THE Church Commissioners are now able to invest in defence companies in certain countries, after a policy change announced on Tuesday.
Previously, the Commissioners were barred from investing any of their £11.1-billion endowment in a company that made more than ten per cent of its global revenue from “strategic military sales”.
A statement on Tuesday said that the new policy allowed for a “more nuanced assessment of what companies actually do”, but emphasised: “The bar to investing in defence businesses will remain high.”
Companies that produce “controversial weapons”, such as cluster munitions, chemical weapons, and anti-personnel mines, remain “strictly excluded” under the new policy, regardless of where they are based.
Companies based in “oppressive regimes” are also now completely excluded from potential investment, irrespective of the proportion of revenue that comes from arms sales.
The policy allows the Commissioners to invest in UK-based companies that make the majority of their revenue from selling military weapons systems, or small arms and ammunition for military and law enforcement.
It also allows companies involved in the production of nuclear weapons to be reclassified as “investible” case by case, provided they are based in a NATO country, or Canada, Australia, or New Zealand.
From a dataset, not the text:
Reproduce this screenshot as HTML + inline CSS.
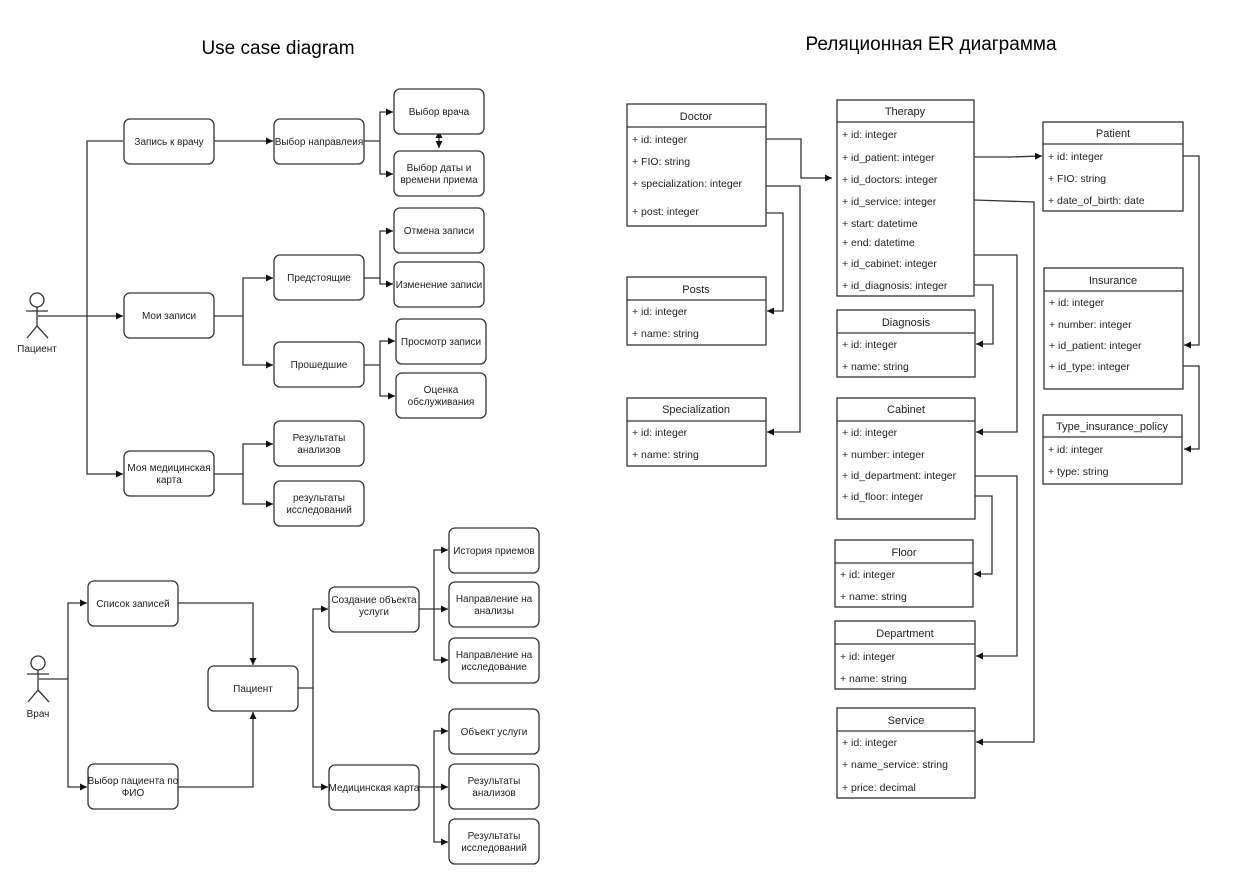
<!DOCTYPE html>
<html><head><meta charset="utf-8"><style>
html,body{margin:0;padding:0;background:#fff;}
svg{display:block;}
text{font-family:"Liberation Sans","DejaVu Sans",sans-serif;fill:#222;}
.b{fill:#fff;stroke:#333;stroke-width:1.3;}
.l{fill:none;stroke:#333;stroke-width:1.3;}
.t{font-size:10px;text-anchor:middle;}
.e{font-size:10.5px;}
.h{font-size:11px;text-anchor:middle;}
</style></head><body>
<svg width="1256" height="886" viewBox="0 0 1256 886" xmlns="http://www.w3.org/2000/svg">
<defs>
<marker id="a" viewBox="0 0 8 8" refX="8" refY="4" markerWidth="7" markerHeight="7" markerUnits="userSpaceOnUse" orient="auto"><path d="M0,0L8,4L0,8z" fill="#111"/></marker>
<marker id="s" viewBox="0 0 8 8" refX="0" refY="4" markerWidth="7" markerHeight="7" markerUnits="userSpaceOnUse" orient="auto-start-reverse"><path d="M0,0L8,4L0,8z" fill="#111"/></marker>
</defs>
<text x="278" y="54" style="font-size:19px;text-anchor:middle;fill:#000">Use case diagram</text>
<text x="931" y="50" style="font-size:19px;text-anchor:middle;fill:#000">Реляционная ER диаграмма</text>

<g class="l"><circle cx="37" cy="300" r="7"/><line x1="37" y1="307" x2="37" y2="326"/><line x1="26" y1="311" x2="48" y2="311"/><line x1="37" y1="326" x2="27" y2="338"/><line x1="37" y1="326" x2="48" y2="338"/></g>
<text x="37" y="352" class="t">Пациент</text>
<path class="l" d="M38,316H123" marker-end="url(#a)"/>
<path class="l" d="M123,141H87V474H123" marker-end="url(#a)"/>
<path class="l" d="M214,141H273" marker-end="url(#a)"/>
<path class="l" d="M364,141H380V112H393" marker-end="url(#a)"/>
<path class="l" d="M380,141V174H393" marker-end="url(#a)"/>
<path class="l" d="M439,138V148" marker-start="url(#s)" marker-end="url(#a)"/>
<path class="l" d="M214,316H243V278H273" marker-end="url(#a)"/>
<path class="l" d="M243,316V365H273" marker-end="url(#a)"/>
<path class="l" d="M364,278H380V231H393" marker-end="url(#a)"/>
<path class="l" d="M380,278V284H393" marker-end="url(#a)"/>
<path class="l" d="M364,365H380V341H395" marker-end="url(#a)"/>
<path class="l" d="M380,365V396H395" marker-end="url(#a)"/>
<path class="l" d="M214,474H243V444H273" marker-end="url(#a)"/>
<path class="l" d="M243,474V504H273" marker-end="url(#a)"/>

<rect class="b" x="124" y="119" width="90" height="45" rx="6"/><text x="169" y="145" class="t">Запись к врачу</text>
<rect class="b" x="274" y="119" width="90" height="45" rx="6"/><text x="319" y="145" class="t">Выбор направлеия</text>
<rect class="b" x="394" y="89" width="90" height="45" rx="6"/><text x="439" y="115" class="t">Выбор врача</text>
<rect class="b" x="394" y="151" width="90" height="45" rx="6"/><text x="439" y="171" class="t">Выбор даты и</text><text x="439" y="183" class="t">времени приема</text>
<rect class="b" x="124" y="293" width="90" height="45" rx="6"/><text x="169" y="319" class="t">Мои записи</text>
<rect class="b" x="274" y="255" width="90" height="45" rx="6"/><text x="319" y="281" class="t">Предстоящие</text>
<rect class="b" x="394" y="208" width="90" height="45" rx="6"/><text x="439" y="234" class="t">Отмена записи</text>
<rect class="b" x="394" y="262" width="90" height="45" rx="6"/><text x="439" y="288" class="t">Изменение записи</text>
<rect class="b" x="274" y="342" width="90" height="45" rx="6"/><text x="319" y="368" class="t">Прошедшие</text>
<rect class="b" x="396" y="319" width="90" height="45" rx="6"/><text x="441" y="345" class="t">Просмотр записи</text>
<rect class="b" x="396" y="373" width="90" height="45" rx="6"/><text x="441" y="393" class="t">Оценка</text><text x="441" y="405" class="t">обслуживания</text>
<rect class="b" x="124" y="451" width="90" height="45" rx="6"/><text x="169" y="471" class="t">Моя медицинская</text><text x="169" y="483" class="t">карта</text>
<rect class="b" x="274" y="421" width="90" height="45" rx="6"/><text x="319" y="441" class="t">Результаты</text><text x="319" y="453" class="t">анализов</text>
<rect class="b" x="274" y="481" width="90" height="45" rx="6"/><text x="319" y="501" class="t">результаты</text><text x="319" y="513" class="t">исследований</text>

<g class="l"><circle cx="38" cy="663" r="7"/><line x1="38" y1="670" x2="38" y2="690"/><line x1="27" y1="674" x2="49" y2="674"/><line x1="38" y1="690" x2="28" y2="702"/><line x1="38" y1="690" x2="49" y2="702"/></g>
<text x="38" y="717" class="t">Врач</text>
<path class="l" d="M39,679H68"/>
<path class="l" d="M68,679V603H87" marker-end="url(#a)"/>
<path class="l" d="M68,679V787H87" marker-end="url(#a)"/>
<path class="l" d="M178,603H253V665" marker-end="url(#a)"/>
<path class="l" d="M178,787H253V712" marker-end="url(#a)"/>
<path class="l" d="M298,688H313V609H328" marker-end="url(#a)"/>
<path class="l" d="M313,688V787H328" marker-end="url(#a)"/>
<path class="l" d="M419,609H448" marker-end="url(#a)"/>
<path class="l" d="M434,609V550H448" marker-end="url(#a)"/>
<path class="l" d="M434,609V660H448" marker-end="url(#a)"/>
<path class="l" d="M419,787H448" marker-end="url(#a)"/>
<path class="l" d="M434,787V731H448" marker-end="url(#a)"/>
<path class="l" d="M434,787V842H448" marker-end="url(#a)"/>

<rect class="b" x="88" y="581" width="90" height="45" rx="6"/><text x="133" y="607" class="t">Список записей</text>
<rect class="b" x="88" y="764" width="90" height="45" rx="6"/><text x="133" y="784" class="t">Выбор пациента по</text><text x="133" y="796" class="t">ФИО</text>
<rect class="b" x="208" y="666" width="90" height="45" rx="6"/><text x="253" y="692" class="t">Пациент</text>
<rect class="b" x="329" y="587" width="90" height="45" rx="6"/><text x="374" y="603" class="t">Создание объекта</text><text x="374" y="615" class="t">услуги</text>
<rect class="b" x="329" y="765" width="90" height="45" rx="6"/><text x="374" y="791" class="t">Медицинская карта</text>
<rect class="b" x="449" y="528" width="90" height="45" rx="6"/><text x="494" y="554" class="t">История приемов</text>
<rect class="b" x="449" y="582" width="90" height="45" rx="6"/><text x="494" y="602" class="t">Направление на</text><text x="494" y="614" class="t">анализы</text>
<rect class="b" x="449" y="638" width="90" height="45" rx="6"/><text x="494" y="658" class="t">Направление на</text><text x="494" y="670" class="t">исследование</text>
<rect class="b" x="449" y="709" width="90" height="45" rx="6"/><text x="494" y="735" class="t">Объект услуги</text>
<rect class="b" x="449" y="764" width="90" height="45" rx="6"/><text x="494" y="784" class="t">Результаты</text><text x="494" y="796" class="t">анализов</text>
<rect class="b" x="449" y="819" width="90" height="45" rx="6"/><text x="494" y="839" class="t">Результаты</text><text x="494" y="851" class="t">исследований</text>

<path class="l" d="M766,139H801V178H832" marker-end="url(#a)"/>
<path class="l" d="M766,186H800V432H767" marker-end="url(#a)"/>
<path class="l" d="M766,213H783V311H767" marker-end="url(#a)"/>
<path class="l" d="M974,157H1010L1042,156" marker-end="url(#a)"/>
<path class="l" d="M974,200L1034,202V742H976" marker-end="url(#a)"/>
<path class="l" d="M974,255H1017V432H976" marker-end="url(#a)"/>
<path class="l" d="M974,285H993V344H976" marker-end="url(#a)"/>
<path class="l" d="M975,476H1017V656H976" marker-end="url(#a)"/>
<path class="l" d="M975,496H992V574H974" marker-end="url(#a)"/>
<path class="l" d="M1183,156H1199V345H1184" marker-end="url(#a)"/>
<path class="l" d="M1183,366H1199V449H1184" marker-end="url(#a)"/>

<g>
<rect class="b" x="627" y="104" width="139" height="122"/><line class="l" x1="627" y1="127" x2="766" y2="127"/>
<text x="696" y="120" class="h">Doctor</text>
<text x="632" y="143" class="e">+ id: integer</text><text x="632" y="165" class="e">+ FIO: string</text><text x="632" y="187" class="e">+ specialization: integer</text><text x="632" y="215" class="e">+ post: integer</text>

<rect class="b" x="627" y="277" width="139" height="68"/><line class="l" x1="627" y1="300" x2="766" y2="300"/>
<text x="696" y="293" class="h">Posts</text>
<text x="632" y="315" class="e">+ id: integer</text><text x="632" y="337" class="e">+ name: string</text>

<rect class="b" x="627" y="398" width="139" height="68"/><line class="l" x1="627" y1="421" x2="766" y2="421"/>
<text x="696" y="413" class="h">Specialization</text>
<text x="632" y="436" class="e">+ id: integer</text><text x="632" y="458" class="e">+ name: string</text>

<rect class="b" x="837" y="100" width="137" height="196"/><line class="l" x1="837" y1="122" x2="974" y2="122"/>
<text x="905" y="115" class="h">Therapy</text>
<text x="842" y="138" class="e">+ id: integer</text><text x="842" y="161" class="e">+ id_patient: integer</text><text x="842" y="183" class="e">+ id_doctors: integer</text><text x="842" y="205" class="e">+ id_service: integer</text><text x="842" y="227" class="e">+ start: datetime</text><text x="842" y="246" class="e">+ end: datetime</text><text x="842" y="267" class="e">+ id_cabinet: integer</text><text x="842" y="289" class="e">+ id_diagnosis: integer</text>

<rect class="b" x="837" y="310" width="138" height="67"/><line class="l" x1="837" y1="333" x2="975" y2="333"/>
<text x="906" y="326" class="h">Diagnosis</text>
<text x="842" y="348" class="e">+ id: integer</text><text x="842" y="370" class="e">+ name: string</text>

<rect class="b" x="837" y="398" width="138" height="121"/><line class="l" x1="837" y1="421" x2="975" y2="421"/>
<text x="906" y="413" class="h">Cabinet</text>
<text x="842" y="436" class="e">+ id: integer</text><text x="842" y="458" class="e">+ number: integer</text><text x="842" y="479" class="e">+ id_department: integer</text><text x="842" y="500" class="e">+ id_floor: integer</text>

<rect class="b" x="835" y="540" width="138" height="67"/><line class="l" x1="835" y1="563" x2="973" y2="563"/>
<text x="904" y="556" class="h">Floor</text>
<text x="840" y="578" class="e">+ id: integer</text><text x="840" y="600" class="e">+ name: string</text>

<rect class="b" x="835" y="621" width="140" height="68"/><line class="l" x1="835" y1="644" x2="975" y2="644"/>
<text x="905" y="637" class="h">Department</text>
<text x="840" y="660" class="e">+ id: integer</text><text x="840" y="682" class="e">+ name: string</text>

<rect class="b" x="837" y="708" width="138" height="90"/><line class="l" x1="837" y1="731" x2="975" y2="731"/>
<text x="906" y="724" class="h">Service</text>
<text x="842" y="746" class="e">+ id: integer</text><text x="842" y="768" class="e">+ name_service: string</text><text x="842" y="791" class="e">+ price: decimal</text>

<rect class="b" x="1043" y="122" width="140" height="89"/><line class="l" x1="1043" y1="144" x2="1183" y2="144"/>
<text x="1113" y="137" class="h">Patient</text>
<text x="1048" y="160" class="e">+ id: integer</text><text x="1048" y="182" class="e">+ FIO: string</text><text x="1048" y="204" class="e">+ date_of_birth: date</text>

<rect class="b" x="1044" y="268" width="139" height="121"/><line class="l" x1="1044" y1="291" x2="1183" y2="291"/>
<text x="1113" y="284" class="h">Insurance</text>
<text x="1049" y="306" class="e">+ id: integer</text><text x="1049" y="328" class="e">+ number: integer</text><text x="1049" y="349" class="e">+ id_patient: integer</text><text x="1049" y="370" class="e">+ id_type: integer</text>

<rect class="b" x="1043" y="415" width="139" height="69"/><line class="l" x1="1043" y1="437" x2="1182" y2="437"/>
<text x="1112" y="430" class="h">Type_insurance_policy</text>
<text x="1048" y="453" class="e">+ id: integer</text><text x="1048" y="475" class="e">+ type: string</text>
</g>
</svg>
</body></html>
The Commissioners’ social lead for responsible investment, Dan Neale, told the Church Times that this was not a “back-door route” to investment in nuclear weapons.
Rather, he said, the approach allowed the Commissioners to judge whether a company with a “non-essential” involvement in the chain of supply, such as making a small proportion of its revenue on non-essential equipment used in nuclear submarines, should be excluded from potential investment.
Tuesday’s statement said that the updated policy on defence investments “does not represent a loosening of restrictions, but rather a sharpening of the criteria we use to evaluate potential investments — the aim being to ensure a more rational, responsible approach aligned with our human-rights policy and focused on ethical business conduct”.
The new approach, it said, “makes it harder to invest in companies linked to oppressive regimes, while enabling responsible investment in NATO and UK defence related business”.
The Church Commissioners do not publish a list of the countries that they classify as “oppressive regimes”, but define them as governments that are “significantly failing to protect and respect human rights”.
A spokesperson for the Commissioners would not confirm whether Israel was regarded as an “oppressive regime” for the purposes of the policy.
Last month, the Archbishop of York branded Israel’s actions in the occupied West Bank “apartheid” and “ethnic cleansing”, and said that Israel had committed “genocidal acts” in Gaza (News, 21 November).
The Commissioners’ new policy focuses on where a company is domiciled rather than where it sells its wares. Mr Neale explained that where products were sold would be a factor in decisions whether to invest, but that it was impossible to design an automatic exclusion on this basis because of a lack of real-time data.
The most permissive approach applies to UK-based companies, and different rules apply to countries that are in NATO and the “Five Eyes” alliance of the UK, United States, Canada, Australia, and New Zealand.
More restrictions apply to companies based in countries outside these alliances, broadly in line with the previous policy of excluding companies that derived ten per cent of their revenue from defence sales.
The exception to this is a category “non-weapon-related products and/or services”, which could, for example, include companies that provide catering at army bases.
The Commissioners’ new policy follows the publication last week of updated advice from the Ethical Investment Advisory Group, which provides guidance to the Church of England’s National Investment Bodies (NIBs).
The other main NIB, the Church of England Pensions Board, had not, by Thursday, released an updated policy.